Data block:
-- Begin --
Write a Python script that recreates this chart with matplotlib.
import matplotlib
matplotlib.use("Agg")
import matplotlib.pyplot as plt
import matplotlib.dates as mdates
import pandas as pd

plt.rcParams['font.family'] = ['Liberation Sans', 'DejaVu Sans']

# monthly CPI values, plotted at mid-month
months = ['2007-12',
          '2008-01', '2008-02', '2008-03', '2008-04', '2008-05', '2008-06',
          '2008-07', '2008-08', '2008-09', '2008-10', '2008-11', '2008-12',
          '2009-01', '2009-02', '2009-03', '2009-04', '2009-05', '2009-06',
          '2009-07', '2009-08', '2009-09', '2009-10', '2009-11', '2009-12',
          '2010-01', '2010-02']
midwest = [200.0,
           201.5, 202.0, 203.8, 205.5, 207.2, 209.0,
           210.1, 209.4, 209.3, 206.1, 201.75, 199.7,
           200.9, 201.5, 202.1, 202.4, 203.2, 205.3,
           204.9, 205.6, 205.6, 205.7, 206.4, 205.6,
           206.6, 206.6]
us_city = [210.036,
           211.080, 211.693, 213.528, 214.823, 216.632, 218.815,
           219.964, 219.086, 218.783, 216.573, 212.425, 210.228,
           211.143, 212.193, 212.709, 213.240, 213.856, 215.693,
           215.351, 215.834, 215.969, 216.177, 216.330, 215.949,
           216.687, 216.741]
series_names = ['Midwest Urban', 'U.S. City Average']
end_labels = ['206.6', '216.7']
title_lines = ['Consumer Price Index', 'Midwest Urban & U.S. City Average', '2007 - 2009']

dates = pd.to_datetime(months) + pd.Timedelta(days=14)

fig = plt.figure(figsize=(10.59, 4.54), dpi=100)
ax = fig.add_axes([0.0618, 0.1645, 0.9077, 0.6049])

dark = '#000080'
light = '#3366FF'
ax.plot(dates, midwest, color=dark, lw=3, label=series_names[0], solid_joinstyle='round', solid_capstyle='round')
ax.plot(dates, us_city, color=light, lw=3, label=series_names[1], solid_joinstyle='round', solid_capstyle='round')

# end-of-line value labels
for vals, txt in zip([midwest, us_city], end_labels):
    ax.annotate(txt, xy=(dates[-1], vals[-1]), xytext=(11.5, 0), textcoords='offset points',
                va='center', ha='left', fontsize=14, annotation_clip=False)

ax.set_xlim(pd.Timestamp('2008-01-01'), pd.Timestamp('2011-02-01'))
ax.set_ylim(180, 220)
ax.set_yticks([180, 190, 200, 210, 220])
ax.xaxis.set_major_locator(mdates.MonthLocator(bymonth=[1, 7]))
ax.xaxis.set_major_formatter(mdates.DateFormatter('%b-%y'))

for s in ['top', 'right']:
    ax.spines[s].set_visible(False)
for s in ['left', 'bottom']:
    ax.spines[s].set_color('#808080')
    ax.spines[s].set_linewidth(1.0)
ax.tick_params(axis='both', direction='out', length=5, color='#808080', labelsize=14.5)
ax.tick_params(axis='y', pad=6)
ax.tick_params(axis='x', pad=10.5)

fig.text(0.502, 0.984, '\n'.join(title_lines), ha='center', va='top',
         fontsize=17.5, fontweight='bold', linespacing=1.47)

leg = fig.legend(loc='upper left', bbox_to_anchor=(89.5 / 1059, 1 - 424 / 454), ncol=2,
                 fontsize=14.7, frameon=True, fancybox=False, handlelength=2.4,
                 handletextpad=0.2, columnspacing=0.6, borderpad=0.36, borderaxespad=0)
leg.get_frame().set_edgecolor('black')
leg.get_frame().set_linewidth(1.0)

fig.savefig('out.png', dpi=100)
-- End --
Do this: Your task is to repeat each line of the material exactly.

Solution for this problem:
Write a Python script that recreates this chart with matplotlib.
import matplotlib
matplotlib.use("Agg")
import matplotlib.pyplot as plt
import matplotlib.dates as mdates
import pandas as pd

plt.rcParams['font.family'] = ['Liberation Sans', 'DejaVu Sans']

# monthly CPI values, plotted at mid-month
months = ['2007-12',
          '2008-01', '2008-02', '2008-03', '2008-04', '2008-05', '2008-06',
          '2008-07', '2008-08', '2008-09', '2008-10', '2008-11', '2008-12',
          '2009-01', '2009-02', '2009-03', '2009-04', '2009-05', '2009-06',
          '2009-07', '2009-08', '2009-09', '2009-10', '2009-11', '2009-12',
          '2010-01', '2010-02']
midwest = [200.0,
           201.5, 202.0, 203.8, 205.5, 207.2, 209.0,
           210.1, 209.4, 209.3, 206.1, 201.75, 199.7,
           200.9, 201.5, 202.1, 202.4, 203.2, 205.3,
           204.9, 205.6, 205.6, 205.7, 206.4, 205.6,
           206.6, 206.6]
us_city = [210.036,
           211.080, 211.693, 213.528, 214.823, 216.632, 218.815,
           219.964, 219.086, 218.783, 216.573, 212.425, 210.228,
           211.143, 212.193, 212.709, 213.240, 213.856, 215.693,
           215.351, 215.834, 215.969, 216.177, 216.330, 215.949,
           216.687, 216.741]
series_names = ['Midwest Urban', 'U.S. City Average']
end_labels = ['206.6', '216.7']
title_lines = ['Consumer Price Index', 'Midwest Urban & U.S. City Average', '2007 - 2009']

dates = pd.to_datetime(months) + pd.Timedelta(days=14)

fig = plt.figure(figsize=(10.59, 4.54), dpi=100)
ax = fig.add_axes([0.0618, 0.1645, 0.9077, 0.6049])

dark = '#000080'
light = '#3366FF'
ax.plot(dates, midwest, color=dark, lw=3, label=series_names[0], solid_joinstyle='round', solid_capstyle='round')
ax.plot(dates, us_city, color=light, lw=3, label=series_names[1], solid_joinstyle='round', solid_capstyle='round')

# end-of-line value labels
for vals, txt in zip([midwest, us_city], end_labels):
    ax.annotate(txt, xy=(dates[-1], vals[-1]), xytext=(11.5, 0), textcoords='offset points',
                va='center', ha='left', fontsize=14, annotation_clip=False)

ax.set_xlim(pd.Timestamp('2008-01-01'), pd.Timestamp('2011-02-01'))
ax.set_ylim(180, 220)
ax.set_yticks([180, 190, 200, 210, 220])
ax.xaxis.set_major_locator(mdates.MonthLocator(bymonth=[1, 7]))
ax.xaxis.set_major_formatter(mdates.DateFormatter('%b-%y'))

for s in ['top', 'right']:
    ax.spines[s].set_visible(False)
for s in ['left', 'bottom']:
    ax.spines[s].set_color('#808080')
    ax.spines[s].set_linewidth(1.0)
ax.tick_params(axis='both', direction='out', length=5, color='#808080', labelsize=14.5)
ax.tick_params(axis='y', pad=6)
ax.tick_params(axis='x', pad=10.5)

fig.text(0.502, 0.984, '\n'.join(title_lines), ha='center', va='top',
         fontsize=17.5, fontweight='bold', linespacing=1.47)

leg = fig.legend(loc='upper left', bbox_to_anchor=(89.5 / 1059, 1 - 424 / 454), ncol=2,
                 fontsize=14.7, frameon=True, fancybox=False, handlelength=2.4,
                 handletextpad=0.2, columnspacing=0.6, borderpad=0.36, borderaxespad=0)
leg.get_frame().set_edgecolor('black')
leg.get_frame().set_linewidth(1.0)

fig.savefig('out.png', dpi=100)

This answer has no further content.